Setelah berpikir panjang, Mandra akhirnya memberanikan diri mengikuti ajakan Benyamin Sueb.
Mandra dan Benyamin Sueb menyanyikan salah satu lagu khas Jakarta, yakni “Ondel-ondel”.
Tanpa disangka dan diduga-duga, ternyata Ibu Tien ikut berdiri untuk turut bernyanyi meski hanya sebentar.
Mandra dan Benyamin Sueb akhirnya sedikit bernapas lega, meskipun sejumlah paspampres yang ada tiap sudut ruangan saat itu semakin tak henti-hentinya menyorot dirinya dan Benyamin Sueb.

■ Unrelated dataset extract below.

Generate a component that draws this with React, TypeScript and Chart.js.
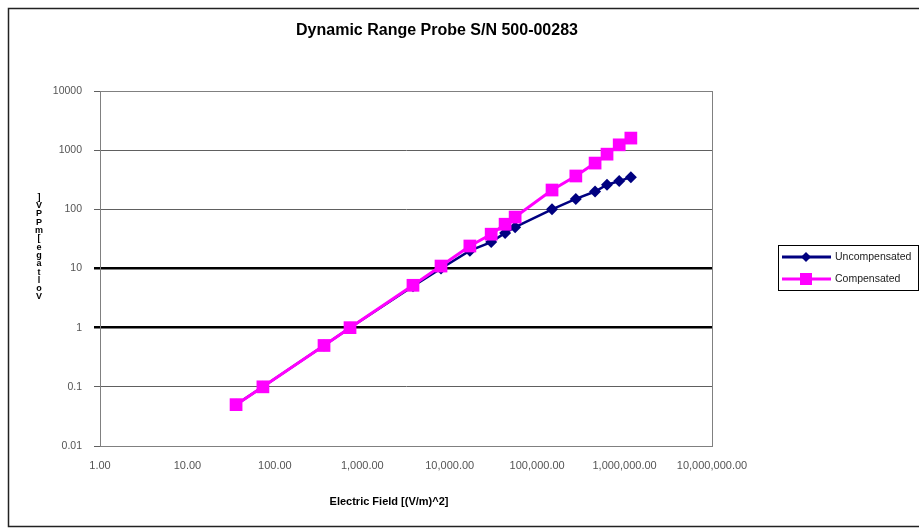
import React, { useEffect, useRef } from "react";
import { Chart, registerables } from "chart.js";

Chart.register(...registerables);

const chartTitle = "Dynamic Range Probe S/N 500-00283";
const xAxisTitle = "Electric Field [(V/m)^2]";
const yAxisTitle = "Voltage [mPPV]";
const seriesNames = ["Uncompensated", "Compensated"];

const electricField = [36, 73, 365, 724, 3800, 7950, 17000, 29800, 43000, 56000, 148000, 277000, 460000, 630000, 868000, 1180000];
const uncompensated = [0.05, 0.1, 0.5, 1, 5, 10, 20, 28, 40, 50, 100, 150, 200, 260, 300, 350];
const compensated = [0.05, 0.1, 0.5, 1, 5.2, 11, 24, 38, 56, 74, 212, 366, 605, 856, 1230, 1600];

const xTickValues = [1, 10, 100, 1000, 10000, 100000, 1000000, 10000000];
const yTickValues = [0.01, 0.1, 1, 10, 100, 1000, 10000];
const heavyGridValues = [1, 10];

const NAVY = "#000080";
const MAGENTA = "#FF00FF";
const FONT = "'Liberation Sans', Arial, sans-serif";

const decorPlugin = {
  id: "decor",
  beforeDatasetsDraw(chart: any) {
    const { ctx, chartArea } = chart;
    ctx.save();
    ctx.strokeStyle = "#808080";
    ctx.lineWidth = 1;
    ctx.strokeRect(
      Math.round(chartArea.left) + 0.5,
      Math.round(chartArea.top) + 0.5,
      Math.round(chartArea.right - chartArea.left),
      Math.round(chartArea.bottom - chartArea.top)
    );
    ctx.restore();
  },
  afterDraw(chart: any) {
    const { ctx } = chart;
    ctx.save();
    // outer chart frame
    ctx.strokeStyle = "#222";
    ctx.lineWidth = 1.5;
    ctx.strokeRect(8.5, 8.5, 940, 518);

    // title
    ctx.fillStyle = "#000";
    ctx.font = `bold 16px ${FONT}`;
    ctx.textAlign = "center";
    ctx.textBaseline = "middle";
    ctx.fillText(chartTitle, 437, 31);

    // x title
    ctx.font = `bold 11px ${FONT}`;
    ctx.fillText(xAxisTitle, 389, 502);

    // y title: upright stacked characters, read bottom to top
    const chars = yAxisTitle.replace(/ /g, "").split("");
    const step = 8.3;
    const cx = 39;
    const bottomY = 297;
    ctx.font = `bold 9px ${FONT}`;
    chars.forEach((c, i) => {
      ctx.fillText(c, cx, bottomY - i * step);
    });

    // legend
    const lx = 778, ly = 245, lw = 141, lh = 46;
    ctx.fillStyle = "#fff";
    ctx.fillRect(lx, ly, lw, lh);
    ctx.strokeStyle = "#000";
    ctx.lineWidth = 1;
    ctx.strokeRect(lx + 0.5, ly + 0.5, lw - 1, lh - 1);
    const items = [
      { name: seriesNames[0], color: NAVY, y: 257, style: "diamond" },
      { name: seriesNames[1], color: MAGENTA, y: 279, style: "square" },
    ];
    items.forEach((it) => {
      ctx.strokeStyle = it.color;
      ctx.lineWidth = 3;
      ctx.beginPath();
      ctx.moveTo(782, it.y);
      ctx.lineTo(831, it.y);
      ctx.stroke();
      ctx.fillStyle = it.color;
      if (it.style === "square") {
        ctx.fillRect(806 - 6, it.y - 6, 12, 12);
      } else {
        ctx.beginPath();
        ctx.moveTo(806, it.y - 5);
        ctx.lineTo(811, it.y);
        ctx.lineTo(806, it.y + 5);
        ctx.lineTo(801, it.y);
        ctx.closePath();
        ctx.fill();
      }
      ctx.fillStyle = "#222";
      ctx.font = `10.5px ${FONT}`;
      ctx.textAlign = "left";
      ctx.fillText(it.name, 835, it.y + 0.5);
    });
    ctx.restore();
  },
};

export default function App() {
  const canvasRef = useRef<HTMLCanvasElement | null>(null);

  useEffect(() => {
    const canvas = canvasRef.current;
    if (!canvas) return;
    const toPoints = (ys: number[]) => electricField.map((x, i) => ({ x, y: ys[i] }));

    const chart = new Chart(canvas, {
      type: "scatter",
      data: {
        datasets: [
          {
            label: seriesNames[1],
            data: toPoints(compensated),
            showLine: true,
            borderColor: MAGENTA,
            backgroundColor: MAGENTA,
            borderWidth: 3,
            pointStyle: "rect",
            pointRadius: 9,
            pointBorderWidth: 0,
            order: 0,
          },
          {
            label: seriesNames[0],
            data: toPoints(uncompensated),
            showLine: true,
            borderColor: NAVY,
            backgroundColor: NAVY,
            borderWidth: 2.5,
            pointStyle: "rectRot",
            pointRadius: 6,
            pointBorderWidth: 0,
            order: 1,
          },
        ],
      },
      options: {
        responsive: false,
        animation: false,
        devicePixelRatio: 1,
        layout: { padding: { left: 0, top: 91, right: 207, bottom: 0 } },
        plugins: {
          legend: { display: false },
          title: { display: false },
          tooltip: { enabled: false },
        },
        scales: {
          x: {
            type: "logarithmic",
            min: 1,
            max: 10000000,
            afterBuildTicks: (scale: any) => {
              scale.ticks = xTickValues.map((v) => ({ value: v }));
            },
            afterFit: (scale: any) => {
              scale.height = 85;
            },
            grid: { display: false, drawTicks: false },
            border: { display: true, color: "#808080", width: 1 },
            ticks: {
              autoSkip: false,
              maxRotation: 0,
              padding: 13,
              color: "#555",
              font: { family: FONT, size: 11 },
              callback: (v: any) =>
                Number(v).toLocaleString("en-US", { minimumFractionDigits: 2, maximumFractionDigits: 2 }),
            },
          },
          y: {
            type: "logarithmic",
            min: 0.01,
            max: 10000,
            afterBuildTicks: (scale: any) => {
              scale.ticks = yTickValues.map((v) => ({ value: v }));
            },
            afterFit: (scale: any) => {
              scale.width = 100;
            },
            grid: {
              drawTicks: true,
              tickLength: 6,
              color: (c: any) => (c.tick && heavyGridValues.includes(c.tick.value) ? "#000" : "#606060"),
              lineWidth: (c: any) => (c.tick && heavyGridValues.includes(c.tick.value) ? 2.5 : 1),
            },
            border: { display: true, color: "#808080", width: 1 },
            ticks: {
              autoSkip: false,
              padding: 12,
              color: "#555",
              font: { family: FONT, size: 10.5 },
              callback: (v: any) => String(v),
            },
          },
        },
      },
      plugins: [decorPlugin],
    } as any);

    return () => chart.destroy();
  }, []);

  return (
    <div style={{ position: "fixed", left: 0, top: 0, width: 919, height: 531, background: "#fff" }}>
      <canvas ref={canvasRef} width={919} height={531} style={{ display: "block", width: 919, height: 531 }} />
    </div>
  );
}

“Akhirnya kita nyanyi, lagunya 'Ondel-ondel' lagi, pas bagian 'nyok kite nonton ondel-ondel', gua diminta Benyamin sodorin mic-nya ke Ibu Tien, lah gua takut, akhirnya Benyamin yang deketin, akhirnya ternyata Ibu Tien mau bangun ikut bernyanyi sebentar. Lah itu orang semua udah pada terhibur lihat Ibu Tienbangun, tapi semua paspamres itu yang diujung-ujung makin melotot, setelah itu kita udah kepikiran ini gimana nasibnya,” ucap Mandra.